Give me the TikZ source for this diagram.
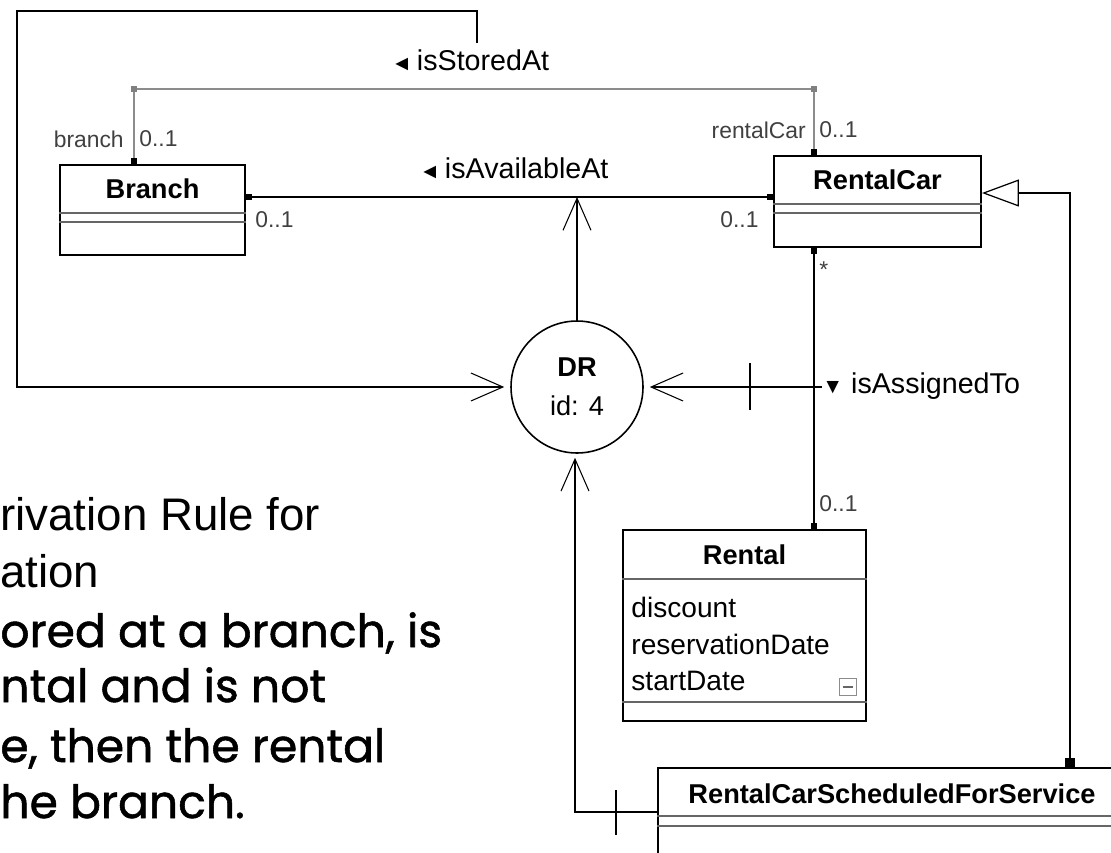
\documentclass[tikz,border=0pt]{standalone}
\usepackage{fontspec}
\setmainfont{Liberation Sans}
\newfontfamily\handfont[FakeBold=1.2]{Poppins}
\usetikzlibrary{arrows.meta,calc}

\begin{document}
\begin{tikzpicture}[x=0.02cm,y=-0.02cm,
  classbox/.style={draw,line width=1.1pt,fill=white,inner sep=0pt},
  compline/.style={black!60,line width=0.8pt},
  clsname/.style={font=\fontsize{15.5}{18}\selectfont\bfseries,inner sep=0pt},
  attr/.style={font=\fontsize{16}{18}\selectfont,inner sep=0pt,anchor=west},
  assocname/.style={font=\fontsize{16.3}{18}\selectfont,inner sep=0pt,anchor=west},
  role/.style={font=\fontsize{13}{15}\selectfont,text=black!75,inner sep=0pt},
  assoc/.style={line width=1.1pt},
  assocgray/.style={line width=1.1pt,black!45},
  ends/.style={arrows={Square[length=3.5pt,width=3.5pt,color=black]-Square[length=3.5pt,width=3.5pt,color=black]}},
  derive/.style={line width=1.1pt,-{Straight Barb[length=0.64cm,width=0.56cm,line width=0.6pt]}},
  rulenode/.style={circle,draw,line width=0.9pt,minimum size=2.64cm,inner sep=0pt,align=center,font=\fontsize{15.5}{22}\selectfont},
  slide/.style={font=\fontsize{26}{32}\selectfont,inner sep=0pt,anchor=base west},
  hand/.style={font=\handfont\fontsize{26}{32}\selectfont,inner sep=0pt,anchor=base west}]
\clip (0,0) rectangle (1111,852);

\coordinate (st1) at (134,89);
\coordinate (st2) at (814,89);
\coordinate (avl) at (580,197);
\coordinate (asg) at (814,387);
\coordinate (gen) at (1070,193);
\coordinate (svc) at (575,812);
\coordinate (fr1) at (477,43);
\coordinate (fr2) at (477,11);
\coordinate (fr3) at (17,11);

\node[classbox,minimum width=3.7cm,minimum height=1.8cm] (branch) at (152.5,210) {};
\node[clsname] (branchname) at ($(branch.north)+(0,25)$) {Branch};
\draw[compline] ($(branch.north west)+(0,49)$) -- ($(branch.north east)+(0,49)$);
\draw[compline] ($(branch.north west)+(0,58)$) -- ($(branch.north east)+(0,58)$);

\node[classbox,minimum width=4.14cm,minimum height=1.82cm] (rentalcar) at (877.5,201.5) {};
\node[clsname] (rentalcarname) at ($(rentalcar.north)+(0,25)$) {RentalCar};
\draw[compline] ($(rentalcar.north west)+(0,49)$) -- ($(rentalcar.north east)+(0,49)$);
\draw[compline] ($(rentalcar.north west)+(0,58)$) -- ($(rentalcar.north east)+(0,58)$);

\node[classbox,minimum width=4.86cm,minimum height=3.82cm] (rental) at (744.5,625.5) {};
\node[clsname] (rentalname) at ($(rental.north)+(0,26)$) {Rental};
\draw[compline] ($(rental.north west)+(0,50)$) -- ($(rental.north east)+(0,50)$);
\node[attr] (discount) at ($(rental.north west)+(9,78)$) {discount};
\node[attr] (resdate) at ($(rental.north west)+(9,115)$) {reservationDate};
\node[attr] (startdate) at ($(rental.north west)+(9,152)$) {startDate};
\node[draw=black!45,line width=0.6pt,minimum size=0.34cm,inner sep=0pt] (fold) at (848,687) {};
\draw[black!60,line width=0.6pt] ($(fold.west)+(4,0)$) -- ($(fold.east)+(-4,0)$);
\draw[compline] ($(rental.north west)+(0,173)$) -- ($(rental.north east)+(0,173)$);

\node[classbox,minimum width=9.36cm,minimum height=3.2cm] (service) at (892,848) {};
\node[clsname] (servicename) at ($(service.north)+(0,27)$) {RentalCarScheduledForService};
\draw[compline] ($(service.north west)+(0,49)$) -- ($(service.north east)+(0,49)$);
\draw[compline] ($(service.north west)+(0,59)$) -- ($(service.north east)+(0,59)$);

\node[rulenode] (dr) at (577,387) {\textbf{DR}\\id: 4};

\draw[assocgray,ends] (st1 |- branch.north) -- (st1) -- (st2) -- (st2 |- rentalcar.north);
\fill[black!50] ($(st1)+(-3,-3)$) rectangle ++(6,6);
\fill[black!50] ($(st2)+(-3,-3)$) rectangle ++(6,6);
\node[assocname] (storedlabel) at (391,60) {{\fontsize{12}{12}\selectfont ◄}\,isStoredAt};
\node[role,anchor=east] (branchrole) at (124,139) {branch};
\node[role,anchor=west] (branchmult) at (139,139) {0..1};
\node[role,anchor=east] (carrole) at (806,130) {rentalCar};
\node[role,anchor=west] (carmult) at (819,130) {0..1};

\draw[assoc,ends] (avl -| branch.east) -- (avl -| rentalcar.west);
\node[assocname] (availlabel) at (419,168) {{\fontsize{12}{12}\selectfont ◄}\,isAvailableAt};
\node[role,anchor=west] (availmult1) at (255,220) {0..1};
\node[role,anchor=west] (availmult2) at (720,220) {0..1};

\draw[assoc,ends] (rentalcar.south -| asg) -- (rental.north -| asg);
\draw[assoc] (asg) -- ++(8,0);
\node[assocname] (assignlabel) at (822,386) {{\fontsize{12}{12}\selectfont ▼}\ isAssignedTo};
\node[role,anchor=west] (assignmult1) at (819,270) {*};
\node[role,anchor=west] (assignmult2) at (819,504) {0..1};

\draw[assoc,{Square[length=5pt,width=6pt]}-{Triangle[open,fill=white,length=0.74cm,width=0.54cm,line width=0.7pt]}] (service.north -| gen) -- (gen) -- (gen -| rentalcar.east);

\draw[derive] (fr1) -- (fr2) -- (fr3) -- (fr3 |- dr.west) -- ($(dr.west)+(-6,0)$);
\draw[derive] (dr.north) -- (dr.north |- avl);
\draw[derive] (asg) -- ($(dr.east)+(6,0)$);
\draw[assoc] ($(asg)+(-64,-24)$) -- ++(0,47);
\draw[derive] (svc -| service.west) -- (svc) -- ($(svc |- dr.south)+(0,4)$);
\draw[assoc] ($(svc)+(41,-22)$) -- ++(0,45);

\node[slide] (rule1) at (0,530) {rivation Rule for};
\node[slide] (rule2) at (0,587) {ation};
\node[hand] (hand1) at (0,647) {ored at a branch, is};
\node[hand] (hand2) at (0,702) {ntal and is not};
\node[hand] (hand3) at (0,762) {e, then the rental};
\node[hand] (hand4) at (0,818) {he branch.};
\end{tikzpicture}
\end{document}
********
Leave the pictures out, and print every line of the listing exactly as written.

Give me the TikZ source for this diagram.
\documentclass[tikz,border=0pt]{standalone}
\usepackage{fontspec}
\setmainfont{Liberation Sans}
\newfontfamily\handfont[FakeBold=1.2]{Poppins}
\usetikzlibrary{arrows.meta,calc}

\begin{document}
\begin{tikzpicture}[x=0.02cm,y=-0.02cm,
  classbox/.style={draw,line width=1.1pt,fill=white,inner sep=0pt},
  compline/.style={black!60,line width=0.8pt},
  clsname/.style={font=\fontsize{15.5}{18}\selectfont\bfseries,inner sep=0pt},
  attr/.style={font=\fontsize{16}{18}\selectfont,inner sep=0pt,anchor=west},
  assocname/.style={font=\fontsize{16.3}{18}\selectfont,inner sep=0pt,anchor=west},
  role/.style={font=\fontsize{13}{15}\selectfont,text=black!75,inner sep=0pt},
  assoc/.style={line width=1.1pt},
  assocgray/.style={line width=1.1pt,black!45},
  ends/.style={arrows={Square[length=3.5pt,width=3.5pt,color=black]-Square[length=3.5pt,width=3.5pt,color=black]}},
  derive/.style={line width=1.1pt,-{Straight Barb[length=0.64cm,width=0.56cm,line width=0.6pt]}},
  rulenode/.style={circle,draw,line width=0.9pt,minimum size=2.64cm,inner sep=0pt,align=center,font=\fontsize{15.5}{22}\selectfont},
  slide/.style={font=\fontsize{26}{32}\selectfont,inner sep=0pt,anchor=base west},
  hand/.style={font=\handfont\fontsize{26}{32}\selectfont,inner sep=0pt,anchor=base west}]
\clip (0,0) rectangle (1111,852);

\coordinate (st1) at (134,89);
\coordinate (st2) at (814,89);
\coordinate (avl) at (580,197);
\coordinate (asg) at (814,387);
\coordinate (gen) at (1070,193);
\coordinate (svc) at (575,812);
\coordinate (fr1) at (477,43);
\coordinate (fr2) at (477,11);
\coordinate (fr3) at (17,11);

\node[classbox,minimum width=3.7cm,minimum height=1.8cm] (branch) at (152.5,210) {};
\node[clsname] (branchname) at ($(branch.north)+(0,25)$) {Branch};
\draw[compline] ($(branch.north west)+(0,49)$) -- ($(branch.north east)+(0,49)$);
\draw[compline] ($(branch.north west)+(0,58)$) -- ($(branch.north east)+(0,58)$);

\node[classbox,minimum width=4.14cm,minimum height=1.82cm] (rentalcar) at (877.5,201.5) {};
\node[clsname] (rentalcarname) at ($(rentalcar.north)+(0,25)$) {RentalCar};
\draw[compline] ($(rentalcar.north west)+(0,49)$) -- ($(rentalcar.north east)+(0,49)$);
\draw[compline] ($(rentalcar.north west)+(0,58)$) -- ($(rentalcar.north east)+(0,58)$);

\node[classbox,minimum width=4.86cm,minimum height=3.82cm] (rental) at (744.5,625.5) {};
\node[clsname] (rentalname) at ($(rental.north)+(0,26)$) {Rental};
\draw[compline] ($(rental.north west)+(0,50)$) -- ($(rental.north east)+(0,50)$);
\node[attr] (discount) at ($(rental.north west)+(9,78)$) {discount};
\node[attr] (resdate) at ($(rental.north west)+(9,115)$) {reservationDate};
\node[attr] (startdate) at ($(rental.north west)+(9,152)$) {startDate};
\node[draw=black!45,line width=0.6pt,minimum size=0.34cm,inner sep=0pt] (fold) at (848,687) {};
\draw[black!60,line width=0.6pt] ($(fold.west)+(4,0)$) -- ($(fold.east)+(-4,0)$);
\draw[compline] ($(rental.north west)+(0,173)$) -- ($(rental.north east)+(0,173)$);

\node[classbox,minimum width=9.36cm,minimum height=3.2cm] (service) at (892,848) {};
\node[clsname] (servicename) at ($(service.north)+(0,27)$) {RentalCarScheduledForService};
\draw[compline] ($(service.north west)+(0,49)$) -- ($(service.north east)+(0,49)$);
\draw[compline] ($(service.north west)+(0,59)$) -- ($(service.north east)+(0,59)$);

\node[rulenode] (dr) at (577,387) {\textbf{DR}\\id: 4};

\draw[assocgray,ends] (st1 |- branch.north) -- (st1) -- (st2) -- (st2 |- rentalcar.north);
\fill[black!50] ($(st1)+(-3,-3)$) rectangle ++(6,6);
\fill[black!50] ($(st2)+(-3,-3)$) rectangle ++(6,6);
\node[assocname] (storedlabel) at (391,60) {{\fontsize{12}{12}\selectfont ◄}\,isStoredAt};
\node[role,anchor=east] (branchrole) at (124,139) {branch};
\node[role,anchor=west] (branchmult) at (139,139) {0..1};
\node[role,anchor=east] (carrole) at (806,130) {rentalCar};
\node[role,anchor=west] (carmult) at (819,130) {0..1};

\draw[assoc,ends] (avl -| branch.east) -- (avl -| rentalcar.west);
\node[assocname] (availlabel) at (419,168) {{\fontsize{12}{12}\selectfont ◄}\,isAvailableAt};
\node[role,anchor=west] (availmult1) at (255,220) {0..1};
\node[role,anchor=west] (availmult2) at (720,220) {0..1};

\draw[assoc,ends] (rentalcar.south -| asg) -- (rental.north -| asg);
\draw[assoc] (asg) -- ++(8,0);
\node[assocname] (assignlabel) at (822,386) {{\fontsize{12}{12}\selectfont ▼}\ isAssignedTo};
\node[role,anchor=west] (assignmult1) at (819,270) {*};
\node[role,anchor=west] (assignmult2) at (819,504) {0..1};

\draw[assoc,{Square[length=5pt,width=6pt]}-{Triangle[open,fill=white,length=0.74cm,width=0.54cm,line width=0.7pt]}] (service.north -| gen) -- (gen) -- (gen -| rentalcar.east);

\draw[derive] (fr1) -- (fr2) -- (fr3) -- (fr3 |- dr.west) -- ($(dr.west)+(-6,0)$);
\draw[derive] (dr.north) -- (dr.north |- avl);
\draw[derive] (asg) -- ($(dr.east)+(6,0)$);
\draw[assoc] ($(asg)+(-64,-24)$) -- ++(0,47);
\draw[derive] (svc -| service.west) -- (svc) -- ($(svc |- dr.south)+(0,4)$);
\draw[assoc] ($(svc)+(41,-22)$) -- ++(0,45);

\node[slide] (rule1) at (0,530) {rivation Rule for};
\node[slide] (rule2) at (0,587) {ation};
\node[hand] (hand1) at (0,647) {ored at a branch, is};
\node[hand] (hand2) at (0,702) {ntal and is not};
\node[hand] (hand3) at (0,762) {e, then the rental};
\node[hand] (hand4) at (0,818) {he branch.};
\end{tikzpicture}
\end{document}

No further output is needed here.